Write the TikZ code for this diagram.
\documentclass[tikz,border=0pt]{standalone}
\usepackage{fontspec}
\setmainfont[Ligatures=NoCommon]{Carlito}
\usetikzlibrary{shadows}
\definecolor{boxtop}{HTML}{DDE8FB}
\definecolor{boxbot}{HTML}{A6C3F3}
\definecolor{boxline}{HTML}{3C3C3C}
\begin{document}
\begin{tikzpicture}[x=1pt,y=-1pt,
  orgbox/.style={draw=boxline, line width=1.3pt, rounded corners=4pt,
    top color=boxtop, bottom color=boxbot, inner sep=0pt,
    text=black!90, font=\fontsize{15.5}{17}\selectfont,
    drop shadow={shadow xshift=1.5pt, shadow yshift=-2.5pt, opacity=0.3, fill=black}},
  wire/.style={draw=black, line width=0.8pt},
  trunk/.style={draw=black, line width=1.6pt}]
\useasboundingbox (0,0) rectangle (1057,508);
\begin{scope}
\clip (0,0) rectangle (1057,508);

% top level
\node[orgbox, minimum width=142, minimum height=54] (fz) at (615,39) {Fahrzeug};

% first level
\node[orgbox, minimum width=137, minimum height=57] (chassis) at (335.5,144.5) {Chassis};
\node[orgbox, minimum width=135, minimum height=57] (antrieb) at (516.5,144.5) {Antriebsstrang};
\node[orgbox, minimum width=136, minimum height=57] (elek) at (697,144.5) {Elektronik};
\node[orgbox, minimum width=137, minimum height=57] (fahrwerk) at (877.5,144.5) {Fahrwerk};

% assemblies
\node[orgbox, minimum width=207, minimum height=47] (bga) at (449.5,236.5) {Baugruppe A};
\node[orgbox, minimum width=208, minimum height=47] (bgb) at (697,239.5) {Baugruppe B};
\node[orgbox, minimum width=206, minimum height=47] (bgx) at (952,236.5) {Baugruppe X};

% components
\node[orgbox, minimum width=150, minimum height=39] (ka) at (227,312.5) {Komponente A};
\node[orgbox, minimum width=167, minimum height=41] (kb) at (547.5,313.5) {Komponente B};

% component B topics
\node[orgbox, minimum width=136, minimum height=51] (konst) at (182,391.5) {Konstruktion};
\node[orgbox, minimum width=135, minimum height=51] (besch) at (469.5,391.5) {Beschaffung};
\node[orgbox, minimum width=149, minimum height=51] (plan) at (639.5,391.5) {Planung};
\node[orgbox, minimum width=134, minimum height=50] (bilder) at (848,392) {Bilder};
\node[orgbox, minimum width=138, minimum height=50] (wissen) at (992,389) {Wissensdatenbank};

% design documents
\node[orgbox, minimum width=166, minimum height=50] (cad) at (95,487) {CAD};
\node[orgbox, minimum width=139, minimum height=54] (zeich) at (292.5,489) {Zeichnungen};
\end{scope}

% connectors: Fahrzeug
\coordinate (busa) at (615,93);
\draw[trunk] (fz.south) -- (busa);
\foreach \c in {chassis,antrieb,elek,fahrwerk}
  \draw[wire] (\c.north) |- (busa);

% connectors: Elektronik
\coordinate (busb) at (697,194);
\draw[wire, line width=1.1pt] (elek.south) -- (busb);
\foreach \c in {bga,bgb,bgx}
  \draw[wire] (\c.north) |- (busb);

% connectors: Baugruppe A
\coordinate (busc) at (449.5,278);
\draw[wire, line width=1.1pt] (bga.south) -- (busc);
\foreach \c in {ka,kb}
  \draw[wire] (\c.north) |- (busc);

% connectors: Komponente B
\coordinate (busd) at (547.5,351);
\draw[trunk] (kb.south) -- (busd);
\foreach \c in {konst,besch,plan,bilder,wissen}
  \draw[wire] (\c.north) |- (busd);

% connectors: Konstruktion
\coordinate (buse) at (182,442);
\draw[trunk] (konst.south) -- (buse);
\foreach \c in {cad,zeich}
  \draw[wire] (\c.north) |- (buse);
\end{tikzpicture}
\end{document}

= PROBLEM STATEMENT =
From the first line to the last, retype the data exactly.

= OUTPUT =
Write the TikZ code for this diagram.
\documentclass[tikz,border=0pt]{standalone}
\usepackage{fontspec}
\setmainfont[Ligatures=NoCommon]{Carlito}
\usetikzlibrary{shadows}
\definecolor{boxtop}{HTML}{DDE8FB}
\definecolor{boxbot}{HTML}{A6C3F3}
\definecolor{boxline}{HTML}{3C3C3C}
\begin{document}
\begin{tikzpicture}[x=1pt,y=-1pt,
  orgbox/.style={draw=boxline, line width=1.3pt, rounded corners=4pt,
    top color=boxtop, bottom color=boxbot, inner sep=0pt,
    text=black!90, font=\fontsize{15.5}{17}\selectfont,
    drop shadow={shadow xshift=1.5pt, shadow yshift=-2.5pt, opacity=0.3, fill=black}},
  wire/.style={draw=black, line width=0.8pt},
  trunk/.style={draw=black, line width=1.6pt}]
\useasboundingbox (0,0) rectangle (1057,508);
\begin{scope}
\clip (0,0) rectangle (1057,508);

% top level
\node[orgbox, minimum width=142, minimum height=54] (fz) at (615,39) {Fahrzeug};

% first level
\node[orgbox, minimum width=137, minimum height=57] (chassis) at (335.5,144.5) {Chassis};
\node[orgbox, minimum width=135, minimum height=57] (antrieb) at (516.5,144.5) {Antriebsstrang};
\node[orgbox, minimum width=136, minimum height=57] (elek) at (697,144.5) {Elektronik};
\node[orgbox, minimum width=137, minimum height=57] (fahrwerk) at (877.5,144.5) {Fahrwerk};

% assemblies
\node[orgbox, minimum width=207, minimum height=47] (bga) at (449.5,236.5) {Baugruppe A};
\node[orgbox, minimum width=208, minimum height=47] (bgb) at (697,239.5) {Baugruppe B};
\node[orgbox, minimum width=206, minimum height=47] (bgx) at (952,236.5) {Baugruppe X};

% components
\node[orgbox, minimum width=150, minimum height=39] (ka) at (227,312.5) {Komponente A};
\node[orgbox, minimum width=167, minimum height=41] (kb) at (547.5,313.5) {Komponente B};

% component B topics
\node[orgbox, minimum width=136, minimum height=51] (konst) at (182,391.5) {Konstruktion};
\node[orgbox, minimum width=135, minimum height=51] (besch) at (469.5,391.5) {Beschaffung};
\node[orgbox, minimum width=149, minimum height=51] (plan) at (639.5,391.5) {Planung};
\node[orgbox, minimum width=134, minimum height=50] (bilder) at (848,392) {Bilder};
\node[orgbox, minimum width=138, minimum height=50] (wissen) at (992,389) {Wissensdatenbank};

% design documents
\node[orgbox, minimum width=166, minimum height=50] (cad) at (95,487) {CAD};
\node[orgbox, minimum width=139, minimum height=54] (zeich) at (292.5,489) {Zeichnungen};
\end{scope}

% connectors: Fahrzeug
\coordinate (busa) at (615,93);
\draw[trunk] (fz.south) -- (busa);
\foreach \c in {chassis,antrieb,elek,fahrwerk}
  \draw[wire] (\c.north) |- (busa);

% connectors: Elektronik
\coordinate (busb) at (697,194);
\draw[wire, line width=1.1pt] (elek.south) -- (busb);
\foreach \c in {bga,bgb,bgx}
  \draw[wire] (\c.north) |- (busb);

% connectors: Baugruppe A
\coordinate (busc) at (449.5,278);
\draw[wire, line width=1.1pt] (bga.south) -- (busc);
\foreach \c in {ka,kb}
  \draw[wire] (\c.north) |- (busc);

% connectors: Komponente B
\coordinate (busd) at (547.5,351);
\draw[trunk] (kb.south) -- (busd);
\foreach \c in {konst,besch,plan,bilder,wissen}
  \draw[wire] (\c.north) |- (busd);

% connectors: Konstruktion
\coordinate (buse) at (182,442);
\draw[trunk] (konst.south) -- (buse);
\foreach \c in {cad,zeich}
  \draw[wire] (\c.north) |- (buse);
\end{tikzpicture}
\end{document}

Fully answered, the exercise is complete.